(Set problem):
Leave out the pictures and repeat the rest of the material exactly.

(Information shown):
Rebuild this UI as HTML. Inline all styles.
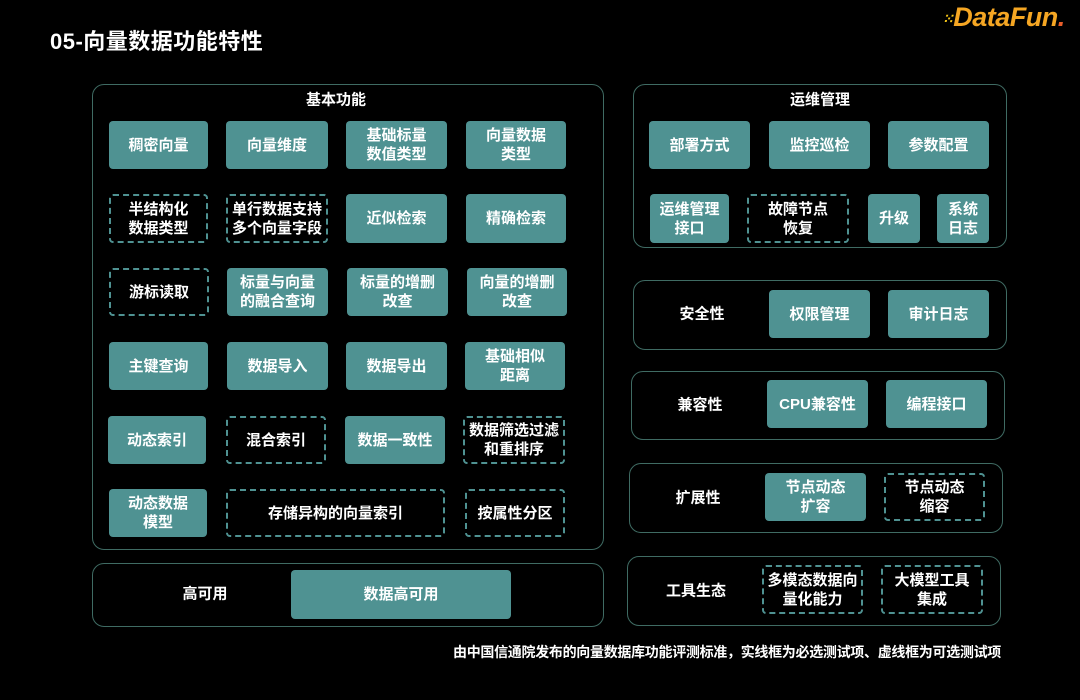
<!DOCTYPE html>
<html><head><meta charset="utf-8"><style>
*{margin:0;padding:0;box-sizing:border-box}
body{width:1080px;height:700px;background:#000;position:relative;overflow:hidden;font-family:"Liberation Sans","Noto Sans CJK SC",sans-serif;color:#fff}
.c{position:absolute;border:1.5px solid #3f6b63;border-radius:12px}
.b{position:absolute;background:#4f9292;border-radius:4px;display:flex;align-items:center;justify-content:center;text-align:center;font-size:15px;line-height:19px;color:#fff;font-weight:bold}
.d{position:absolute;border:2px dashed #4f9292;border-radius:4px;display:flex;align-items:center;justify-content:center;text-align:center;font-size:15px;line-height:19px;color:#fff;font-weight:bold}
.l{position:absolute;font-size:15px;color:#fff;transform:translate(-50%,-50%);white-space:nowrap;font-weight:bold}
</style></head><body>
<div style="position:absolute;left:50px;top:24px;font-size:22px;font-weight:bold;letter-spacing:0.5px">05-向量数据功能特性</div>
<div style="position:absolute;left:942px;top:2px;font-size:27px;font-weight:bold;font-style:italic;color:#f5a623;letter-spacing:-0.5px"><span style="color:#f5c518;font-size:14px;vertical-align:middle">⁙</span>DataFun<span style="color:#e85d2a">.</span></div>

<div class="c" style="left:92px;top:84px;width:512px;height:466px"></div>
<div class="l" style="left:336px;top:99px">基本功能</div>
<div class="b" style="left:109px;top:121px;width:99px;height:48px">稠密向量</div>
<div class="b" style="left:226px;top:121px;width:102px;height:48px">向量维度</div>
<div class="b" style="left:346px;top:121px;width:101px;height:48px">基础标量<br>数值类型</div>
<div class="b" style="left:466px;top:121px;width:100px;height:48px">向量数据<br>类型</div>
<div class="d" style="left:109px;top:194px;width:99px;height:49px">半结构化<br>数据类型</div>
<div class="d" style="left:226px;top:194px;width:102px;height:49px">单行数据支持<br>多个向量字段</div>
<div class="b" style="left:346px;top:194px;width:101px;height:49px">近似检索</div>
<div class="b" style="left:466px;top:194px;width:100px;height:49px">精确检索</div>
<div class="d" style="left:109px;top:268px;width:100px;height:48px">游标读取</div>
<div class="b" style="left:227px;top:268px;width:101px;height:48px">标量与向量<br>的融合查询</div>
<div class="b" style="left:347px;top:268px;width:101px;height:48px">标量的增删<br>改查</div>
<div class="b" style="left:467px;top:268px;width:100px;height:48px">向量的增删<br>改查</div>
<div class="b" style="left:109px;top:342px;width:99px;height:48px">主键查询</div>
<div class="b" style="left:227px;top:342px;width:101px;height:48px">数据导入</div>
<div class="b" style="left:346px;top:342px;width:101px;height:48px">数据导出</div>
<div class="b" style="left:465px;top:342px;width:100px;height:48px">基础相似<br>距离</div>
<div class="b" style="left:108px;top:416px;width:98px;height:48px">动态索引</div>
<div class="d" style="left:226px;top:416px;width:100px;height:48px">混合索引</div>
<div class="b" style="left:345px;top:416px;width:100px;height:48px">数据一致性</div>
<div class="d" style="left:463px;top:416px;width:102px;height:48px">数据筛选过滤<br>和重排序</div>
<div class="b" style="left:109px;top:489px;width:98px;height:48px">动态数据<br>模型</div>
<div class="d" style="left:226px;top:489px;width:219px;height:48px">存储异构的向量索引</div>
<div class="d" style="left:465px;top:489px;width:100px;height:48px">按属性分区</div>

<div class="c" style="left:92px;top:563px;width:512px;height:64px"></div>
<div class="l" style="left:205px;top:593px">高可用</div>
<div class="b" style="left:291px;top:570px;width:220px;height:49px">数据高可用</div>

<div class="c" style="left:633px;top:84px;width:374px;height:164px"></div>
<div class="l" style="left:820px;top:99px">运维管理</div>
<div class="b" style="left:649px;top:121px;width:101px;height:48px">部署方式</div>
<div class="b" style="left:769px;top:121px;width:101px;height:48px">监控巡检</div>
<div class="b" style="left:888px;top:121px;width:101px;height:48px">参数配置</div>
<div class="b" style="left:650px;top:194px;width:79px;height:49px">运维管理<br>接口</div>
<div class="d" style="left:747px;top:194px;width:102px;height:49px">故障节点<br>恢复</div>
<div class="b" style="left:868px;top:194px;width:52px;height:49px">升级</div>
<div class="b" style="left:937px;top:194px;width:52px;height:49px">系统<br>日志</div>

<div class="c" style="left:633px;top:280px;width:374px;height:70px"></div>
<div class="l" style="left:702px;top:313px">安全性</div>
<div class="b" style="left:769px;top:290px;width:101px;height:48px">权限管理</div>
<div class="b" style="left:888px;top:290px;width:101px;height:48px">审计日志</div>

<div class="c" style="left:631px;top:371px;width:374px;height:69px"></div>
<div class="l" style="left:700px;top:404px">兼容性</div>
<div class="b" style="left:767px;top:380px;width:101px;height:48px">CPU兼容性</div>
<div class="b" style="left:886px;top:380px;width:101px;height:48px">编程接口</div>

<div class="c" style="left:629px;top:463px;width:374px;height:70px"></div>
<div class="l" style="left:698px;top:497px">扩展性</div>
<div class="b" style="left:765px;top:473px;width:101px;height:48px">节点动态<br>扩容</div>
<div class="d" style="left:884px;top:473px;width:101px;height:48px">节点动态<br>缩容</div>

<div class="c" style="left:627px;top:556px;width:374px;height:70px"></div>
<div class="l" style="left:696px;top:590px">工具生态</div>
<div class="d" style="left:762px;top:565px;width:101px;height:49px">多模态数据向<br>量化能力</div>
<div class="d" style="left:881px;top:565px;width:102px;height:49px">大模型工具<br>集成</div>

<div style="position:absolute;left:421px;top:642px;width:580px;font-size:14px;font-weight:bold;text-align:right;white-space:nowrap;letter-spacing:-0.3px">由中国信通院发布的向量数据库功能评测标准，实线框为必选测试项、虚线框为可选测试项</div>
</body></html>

(Final result):
Rebuild this UI as HTML. Inline all styles.
<!DOCTYPE html>
<html><head><meta charset="utf-8"><style>
*{margin:0;padding:0;box-sizing:border-box}
body{width:1080px;height:700px;background:#000;position:relative;overflow:hidden;font-family:"Liberation Sans","Noto Sans CJK SC",sans-serif;color:#fff}
.c{position:absolute;border:1.5px solid #3f6b63;border-radius:12px}
.b{position:absolute;background:#4f9292;border-radius:4px;display:flex;align-items:center;justify-content:center;text-align:center;font-size:15px;line-height:19px;color:#fff;font-weight:bold}
.d{position:absolute;border:2px dashed #4f9292;border-radius:4px;display:flex;align-items:center;justify-content:center;text-align:center;font-size:15px;line-height:19px;color:#fff;font-weight:bold}
.l{position:absolute;font-size:15px;color:#fff;transform:translate(-50%,-50%);white-space:nowrap;font-weight:bold}
</style></head><body>
<div style="position:absolute;left:50px;top:24px;font-size:22px;font-weight:bold;letter-spacing:0.5px">05-向量数据功能特性</div>
<div style="position:absolute;left:942px;top:2px;font-size:27px;font-weight:bold;font-style:italic;color:#f5a623;letter-spacing:-0.5px"><span style="color:#f5c518;font-size:14px;vertical-align:middle">⁙</span>DataFun<span style="color:#e85d2a">.</span></div>

<div class="c" style="left:92px;top:84px;width:512px;height:466px"></div>
<div class="l" style="left:336px;top:99px">基本功能</div>
<div class="b" style="left:109px;top:121px;width:99px;height:48px">稠密向量</div>
<div class="b" style="left:226px;top:121px;width:102px;height:48px">向量维度</div>
<div class="b" style="left:346px;top:121px;width:101px;height:48px">基础标量<br>数值类型</div>
<div class="b" style="left:466px;top:121px;width:100px;height:48px">向量数据<br>类型</div>
<div class="d" style="left:109px;top:194px;width:99px;height:49px">半结构化<br>数据类型</div>
<div class="d" style="left:226px;top:194px;width:102px;height:49px">单行数据支持<br>多个向量字段</div>
<div class="b" style="left:346px;top:194px;width:101px;height:49px">近似检索</div>
<div class="b" style="left:466px;top:194px;width:100px;height:49px">精确检索</div>
<div class="d" style="left:109px;top:268px;width:100px;height:48px">游标读取</div>
<div class="b" style="left:227px;top:268px;width:101px;height:48px">标量与向量<br>的融合查询</div>
<div class="b" style="left:347px;top:268px;width:101px;height:48px">标量的增删<br>改查</div>
<div class="b" style="left:467px;top:268px;width:100px;height:48px">向量的增删<br>改查</div>
<div class="b" style="left:109px;top:342px;width:99px;height:48px">主键查询</div>
<div class="b" style="left:227px;top:342px;width:101px;height:48px">数据导入</div>
<div class="b" style="left:346px;top:342px;width:101px;height:48px">数据导出</div>
<div class="b" style="left:465px;top:342px;width:100px;height:48px">基础相似<br>距离</div>
<div class="b" style="left:108px;top:416px;width:98px;height:48px">动态索引</div>
<div class="d" style="left:226px;top:416px;width:100px;height:48px">混合索引</div>
<div class="b" style="left:345px;top:416px;width:100px;height:48px">数据一致性</div>
<div class="d" style="left:463px;top:416px;width:102px;height:48px">数据筛选过滤<br>和重排序</div>
<div class="b" style="left:109px;top:489px;width:98px;height:48px">动态数据<br>模型</div>
<div class="d" style="left:226px;top:489px;width:219px;height:48px">存储异构的向量索引</div>
<div class="d" style="left:465px;top:489px;width:100px;height:48px">按属性分区</div>

<div class="c" style="left:92px;top:563px;width:512px;height:64px"></div>
<div class="l" style="left:205px;top:593px">高可用</div>
<div class="b" style="left:291px;top:570px;width:220px;height:49px">数据高可用</div>

<div class="c" style="left:633px;top:84px;width:374px;height:164px"></div>
<div class="l" style="left:820px;top:99px">运维管理</div>
<div class="b" style="left:649px;top:121px;width:101px;height:48px">部署方式</div>
<div class="b" style="left:769px;top:121px;width:101px;height:48px">监控巡检</div>
<div class="b" style="left:888px;top:121px;width:101px;height:48px">参数配置</div>
<div class="b" style="left:650px;top:194px;width:79px;height:49px">运维管理<br>接口</div>
<div class="d" style="left:747px;top:194px;width:102px;height:49px">故障节点<br>恢复</div>
<div class="b" style="left:868px;top:194px;width:52px;height:49px">升级</div>
<div class="b" style="left:937px;top:194px;width:52px;height:49px">系统<br>日志</div>

<div class="c" style="left:633px;top:280px;width:374px;height:70px"></div>
<div class="l" style="left:702px;top:313px">安全性</div>
<div class="b" style="left:769px;top:290px;width:101px;height:48px">权限管理</div>
<div class="b" style="left:888px;top:290px;width:101px;height:48px">审计日志</div>

<div class="c" style="left:631px;top:371px;width:374px;height:69px"></div>
<div class="l" style="left:700px;top:404px">兼容性</div>
<div class="b" style="left:767px;top:380px;width:101px;height:48px">CPU兼容性</div>
<div class="b" style="left:886px;top:380px;width:101px;height:48px">编程接口</div>

<div class="c" style="left:629px;top:463px;width:374px;height:70px"></div>
<div class="l" style="left:698px;top:497px">扩展性</div>
<div class="b" style="left:765px;top:473px;width:101px;height:48px">节点动态<br>扩容</div>
<div class="d" style="left:884px;top:473px;width:101px;height:48px">节点动态<br>缩容</div>

<div class="c" style="left:627px;top:556px;width:374px;height:70px"></div>
<div class="l" style="left:696px;top:590px">工具生态</div>
<div class="d" style="left:762px;top:565px;width:101px;height:49px">多模态数据向<br>量化能力</div>
<div class="d" style="left:881px;top:565px;width:102px;height:49px">大模型工具<br>集成</div>

<div style="position:absolute;left:421px;top:642px;width:580px;font-size:14px;font-weight:bold;text-align:right;white-space:nowrap;letter-spacing:-0.3px">由中国信通院发布的向量数据库功能评测标准，实线框为必选测试项、虚线框为可选测试项</div>
</body></html>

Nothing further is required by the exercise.